DC isolators trigger sharp increase in solar fires in Australia


From pv magazine Australia

Fire incidents caused by DC inverters in rooftop solar installations have increased sharply over the last 12 months in Australia, according to data gathered by the ABC.

In the Northern Territory this year, 11 fires have been caused by DC isolators, compared to just four in 2022. The state of Victoria saw 27 fires caused by isolators in the last financial year, up from 15 the year before. Meanwhile, Queensland had 11 last year, and Western Australia had 14 fire incidents caused by DC isolators. The Australian Capital Territory had at least one incident in the last year, while New South Wales authorities did not respond to requests for data. No data was shown for Tasmania.

Until 2021, Australia mandated DC isolators be part of every system. It was the only country to have such a requirement. After industry experts lobbied against the use of DC isolators, saying they actually made systems more vulnerable to fires and faults, the mandate was finally abandoned in November 2021. Since the requirement for DC isolators was only revoked in practice six months later in mid-2022, most solar installations on Australian rooftops will have DC isolators.

A spokesperson from Energy Safe Victoria told the ABC that a key driver in the increase in fire incidents was a lack of servicing of rooftop solar systems. He said that their research showed that although people with photovoltaic installations on their roofs understand the importance of servicing, they still don’t do it.

While existing laws recommend owners have their PV system inspected regularly and annually for system components like DC isolators, regular inspections are not required under state and territory electrical safety laws.

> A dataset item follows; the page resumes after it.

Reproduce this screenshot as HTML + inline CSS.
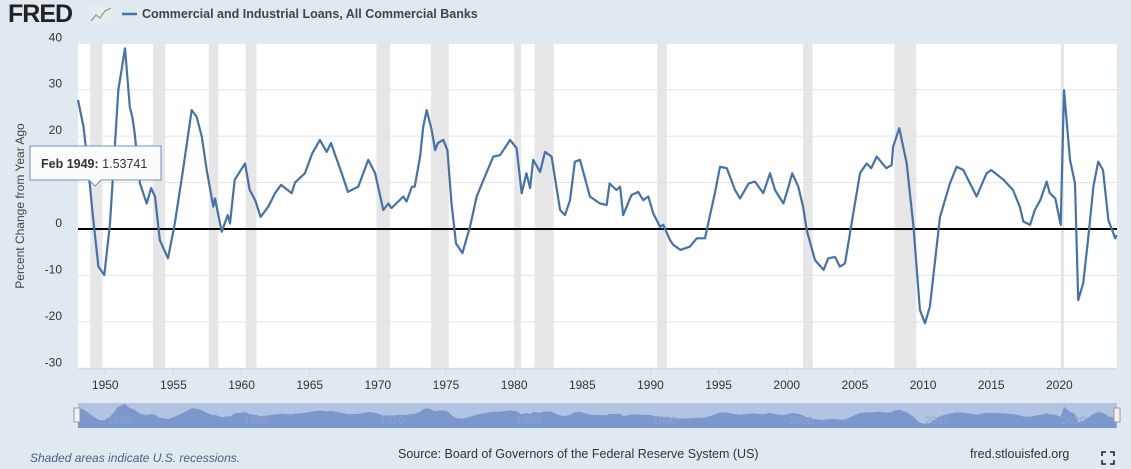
<!DOCTYPE html>
<html><head><meta charset="utf-8">
<style>
html,body{margin:0;padding:0;}
body{width:1131px;height:469px;background:#e1e9f0;font-family:"Liberation Sans",sans-serif;position:relative;overflow:hidden;}
svg{position:absolute;left:0;top:0;}
</style></head><body>
<svg width="1131" height="469" xmlns="http://www.w3.org/2000/svg">
  <g>
    <text x="8" y="22" font-size="25" font-weight="bold" fill="#222" font-family="Liberation Sans, sans-serif" letter-spacing="-1">FRED</text>
    <rect x="89" y="6" width="24" height="17" fill="#e9ecef"/>
    <polyline points="91,21 96,15 100,18 105,11 111,8" fill="none" stroke="#8fb08a" stroke-width="1.5"/>
    <line x1="122" y1="14" x2="137" y2="14" stroke="#4572a7" stroke-width="2.5"/>
    <text x="142" y="18" font-size="12.5" font-weight="bold" fill="#444">Commercial and Industrial Loans, All Commercial Banks</text>
  </g>
  <rect x="78" y="43" width="1039" height="326" fill="#ffffff"/>
  <g id="rec"></g>
  <g id="grid"></g>
  <g id="yt"></g>
  <g id="xt"></g>
  <text transform="translate(24,206) rotate(-90)" text-anchor="middle" font-size="12" fill="#444">Percent Change from Year Ago</text>
  <line x1="78" y1="229" x2="1117" y2="229" stroke="#000" stroke-width="2"/>
  <path id="series" fill="none" stroke="#4572a7" stroke-width="2.2" stroke-linejoin="round"/>
  <g>
    <rect x="78" y="403" width="1039" height="25" fill="#b3c4e3"/>
    <path id="navArea" fill="#7b98cc"/>
    <g id="navLbl"></g>
    <rect x="74" y="408" width="6" height="14" fill="#f2f2f2" stroke="#999"/>
    <rect x="1114" y="408" width="6" height="14" fill="#f2f2f2" stroke="#999"/>
  </g>
  <g>
    <path d="M30,146 H161 V180 H101 L95,186 L89,180 H30 Z" fill="#fafcfe" stroke="#6d8fc0" stroke-width="1"/>
    <text x="41" y="168" font-size="12.5" fill="#333"><tspan font-weight="bold">Feb 1949:</tspan> 1.53741</text>
  </g>
  <text x="30" y="462" font-size="12" font-style="italic" fill="#4a5f80">Shaded areas indicate U.S. recessions.</text>
  <text x="398" y="458" font-size="12.5" fill="#333">Source: Board of Governors of the Federal Reserve System (US)</text>
  <text x="970" y="458" font-size="12.5" fill="#333">fred.stlouisfed.org</text>
  <g stroke="#222" stroke-width="1.6" fill="none">
    <path d="M1102,456 V452 H1106 M1110,452 H1114 V456 M1114,460 V464 H1110 M1106,464 H1102 V460"/>
  </g>
</svg>
<script>
const years=[1948.0,1948.4,1948.76,1949.1,1949.5,1949.93,1950.35,1950.7,1950.96,1951.45,1951.8,1951.98,1952.13,1952.55,1953.04,1953.36,1953.65,1954.0,1954.6,1955.1,1955.7,1956.34,1956.7,1957.08,1957.44,1957.93,1958.05,1958.54,1958.98,1959.15,1959.5,1960.25,1960.6,1961.0,1961.4,1961.96,1962.45,1962.9,1963.68,1963.92,1964.65,1965.19,1965.75,1966.25,1966.56,1967.35,1967.8,1968.56,1969.3,1969.8,1970.4,1970.77,1971.0,1971.87,1972.1,1972.5,1972.7,1973.1,1973.33,1973.58,1973.95,1974.2,1974.4,1974.8,1975.1,1975.4,1975.73,1976.2,1976.76,1977.25,1977.7,1978.47,1978.96,1979.7,1980.18,1980.55,1980.9,1981.17,1981.4,1981.9,1982.26,1982.75,1983.37,1983.73,1984.1,1984.46,1984.83,1985.56,1986.3,1986.79,1987.0,1987.5,1987.77,1988.0,1988.6,1989.1,1989.47,1989.84,1990.2,1990.7,1990.94,1991.43,1991.67,1992.2,1992.9,1993.4,1994.0,1994.37,1994.73,1995.1,1995.6,1996.2,1996.57,1997.2,1997.67,1998.28,1998.77,1999.14,1999.75,2000.1,2000.4,2000.85,2001.2,2001.46,2002.07,2002.7,2003.05,2003.54,2003.9,2004.27,2004.76,2005.37,2005.86,2006.2,2006.6,2007.3,2007.7,2007.8,2008.26,2008.8,2009.3,2009.77,2010.14,2010.5,2011.24,2011.97,2012.46,2012.95,2013.93,2014.66,2015.0,2015.9,2016.6,2017.1,2017.36,2017.85,2018.2,2018.6,2019.07,2019.3,2019.7,2020.1,2020.34,2020.78,2021.15,2021.38,2021.75,2022.1,2022.5,2022.85,2023.2,2023.6,2024.1,2024.2];
const values=[27.8,22.0,12.7,2.6,-8.1,-9.9,1.2,17.7,29.9,38.9,26.3,24.2,21.3,9.8,5.5,8.8,7.0,-2.4,-6.3,1.2,12.7,25.6,24.2,19.9,12.7,4.8,6.6,-0.6,3.0,1.2,10.6,14.1,8.4,6.2,2.6,4.8,7.7,9.5,7.7,10.0,12.0,16.3,19.2,16.6,18.5,12.0,8.0,9.1,14.9,12.0,4.1,5.5,4.5,7.0,5.9,9.1,9.1,15.6,22.0,25.6,21.3,17.0,18.5,19.2,17.0,5.5,-3.1,-5.2,0.5,7.0,10.2,15.6,15.9,19.2,17.4,7.7,12.0,8.8,14.9,12.3,16.6,15.6,4.1,3.0,6.2,14.5,14.9,7.0,5.5,5.2,9.8,8.4,9.1,3.0,7.3,8.0,6.2,7.0,3.4,0.5,0.9,-2.4,-3.4,-4.5,-3.8,-2.0,-2.0,3.0,7.7,13.4,13.1,8.4,6.6,9.8,10.2,7.7,12.0,8.4,5.5,8.8,12.0,9.1,4.8,-0.2,-6.7,-8.8,-6.3,-6.0,-8.1,-7.4,1.2,12.0,14.1,13.1,15.6,13.1,13.8,17.7,21.7,14.1,0.5,-17.4,-20.3,-16.7,2.6,9.8,13.4,12.7,7.0,12.0,12.7,10.6,8.4,4.8,1.6,0.9,4.1,6.2,10.2,7.7,6.6,0.9,29.9,14.9,9.8,-15.3,-11.7,-2.4,9.1,14.5,12.7,1.9,-2.0,-1.3];
const yTicks=[40,30,20,10,0,-10,-20,-30];
const xTicks=[1950,1955,1960,1965,1970,1975,1980,1985,1990,1995,2000,2005,2010,2015,2020];
const recStart=[1948.9,1953.5,1957.6,1960.3,1969.9,1973.9,1980.0,1981.5,1990.5,2001.2,2007.9,2020.1];
const recEnd=[1949.8,1954.4,1958.3,1961.1,1970.9,1975.2,1980.5,1982.9,1991.2,2001.9,2009.5,2020.35];
const navLabels=[1950,1960,1970,1980,1990,2000,2010,2020];

const NS="http://www.w3.org/2000/svg";
function X(t){return 78+(t-1948)*13.63;}
function Y(v){return 229-v*4.643;}
function NY(v){return 417-v*0.34;}
function mk(tag,attrs,parent){const e=document.createElementNS(NS,tag);for(const k in attrs)e.setAttribute(k,attrs[k]);parent.appendChild(e);return e;}

const rec=document.getElementById('rec');
recStart.forEach((s,i)=>{
  const r=mk('rect',{x:X(s),y:43,width:X(recEnd[i])-X(s),height:326,fill:'#e6e6e6'},rec);
  
  
});
const grid=document.getElementById('grid'),yt=document.getElementById('yt');
yTicks.forEach(v=>{
  const l=mk('line',{x1:78,x2:1117,y1:Y(v),y2:Y(v),stroke:'#e3e3e3','stroke-width':1},grid);
  
  
  const t=mk('text',{x:62,y:Y(v)-2,'text-anchor':'end','font-size':12,fill:'#333'},yt);
  t.textContent=v;
  
  
});
const xt=document.getElementById('xt');
mk('line',{x1:78,x2:1117,y1:369,y2:369,stroke:'#ccd6eb','stroke-width':1},xt);
xTicks.forEach(y=>{
  const l=mk('line',{x1:X(y),x2:X(y),y1:369,y2:375,stroke:'#ccd6eb'},xt);
  
  
  const t=mk('text',{x:X(y),y:389,'text-anchor':'middle','font-size':12,fill:'#333'},xt);
  t.textContent=y;
  
  
});
let d='';
years.forEach((t,i)=>{d+=(i?'L':'M')+X(t).toFixed(1)+','+Y(values[i]).toFixed(1);});
document.getElementById('series').setAttribute('d',d);
let nd='M'+X(years[0]).toFixed(1)+',428';
years.forEach((t,i)=>{nd+='L'+X(t).toFixed(1)+','+NY(values[i]).toFixed(1);});
nd+='L'+X(years[years.length-1]).toFixed(1)+',428Z';
document.getElementById('navArea').setAttribute('d',nd);
const nl=document.getElementById('navLbl');
navLabels.forEach(y=>{
  const t=mk('text',{x:X(y)+2,y:424,'font-size':11,fill:'#8ea3c8'},nl);
  t.textContent=y;
  
  
});
</script>
</body></html>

As pv magazine reported in November 2021, another disadvantage of isolator components is that they can degrade from environmental exposure. This can be due to specific installation methods and product types, increasing the likelihood of water ingress and ultraviolet radiation damage. This was again reflected in the accounts of those experiencing the fires in a report broadcast by the ABC yesterday. In 2021, pv magazine concluded that DC isolators may need to be replaced within the life of the panels of a PV system.

NT Worksafe has now issued a safety warning and advised people to check their solar installations – especially to make sure that DC isolators were not on or near wooden surfaces.